Popular review articles published by the Cameron Lab
March 27th, 2015
Dekker, Cameron and Shih win grant from the Human Frontier Science Program.
This grant will support the magnetic tweezers work with the Dekker Lab in Delft, The Netherlands. The grant scored 2nd out of more than 60 full applications and 1000 pre-applications
March 25th, 2015
Roel Fleuren, our former graphic designer, gets his first publication in Nature. He states: “Yes! What I couldn’t manage as a scientist, I did pull off as a photographer.” Here’s the link: http://www.nature.com/news/an-inside-look-at-the-first-pig-biobank-1.17172. Congratulations, Roel!
March 21st, 2015
Virologists invade State College
Virologists invade State College for Marilyn Roossinck’s Workshop on Virus
Evolution. With all of the presentations done, Craig and Jamie entertain a
few of their favorite virologists at the Ale House…
February 13th, 2015
Our collaborators Nynke Dekker (http://nynkedekkerlab.tudelft.nl/) and David Dulin (http://www.physics.ox.ac.uk/Users/kapanidis/Group/Main.GroupMembers.html) publish a magnetic-tweezers platform that will revolutionize our ability to study nucleic acid enzymes. Congratulations to them!
January 28th, 2015
Cheri Lee successfully defends her doctoral dissertation. Congratulations!
January 26th, 2015
Our paper with the Xiang and Deng labs featured by J Virol editors
A New DNA Virus Phosphoinositide-Binding Protein (link available below)
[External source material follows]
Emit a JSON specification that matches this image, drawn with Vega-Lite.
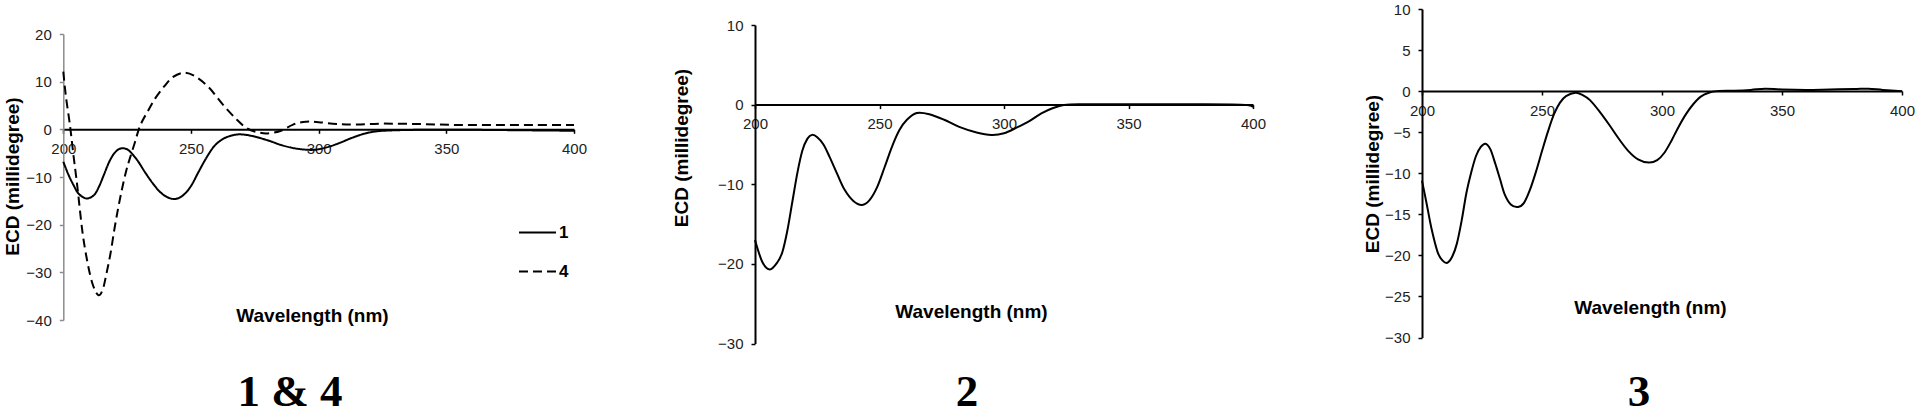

Structure-Function Analysis of Vaccinia Virus H7 Protein Reveals a Novel Phosphoinositide Binding Fold Essential for Poxvirus Replication
January 17th, 2015
Lab celebrates New Year!
December 19th, 2014
The holiday season arrived far, far too quickly. We wish everyone a safe, happy holiday season and continued prosperity in the new year…
December 12th, 2014
Lab alumnus, Dr. Thomas McCrory is now a Territory Manager for Clontech Laboratories, Inc. Congratulations, Tom!
December 7-9th, 2014
Stacy Hovde and Minyoung So (Laurie Kaguni Lab , Michigan State University) visit the lab to learn how to express and purify mitochondrial proteins.
December 4th, 2014
Cameron Lab welcomes Dr. Haiwei Wang to the lab.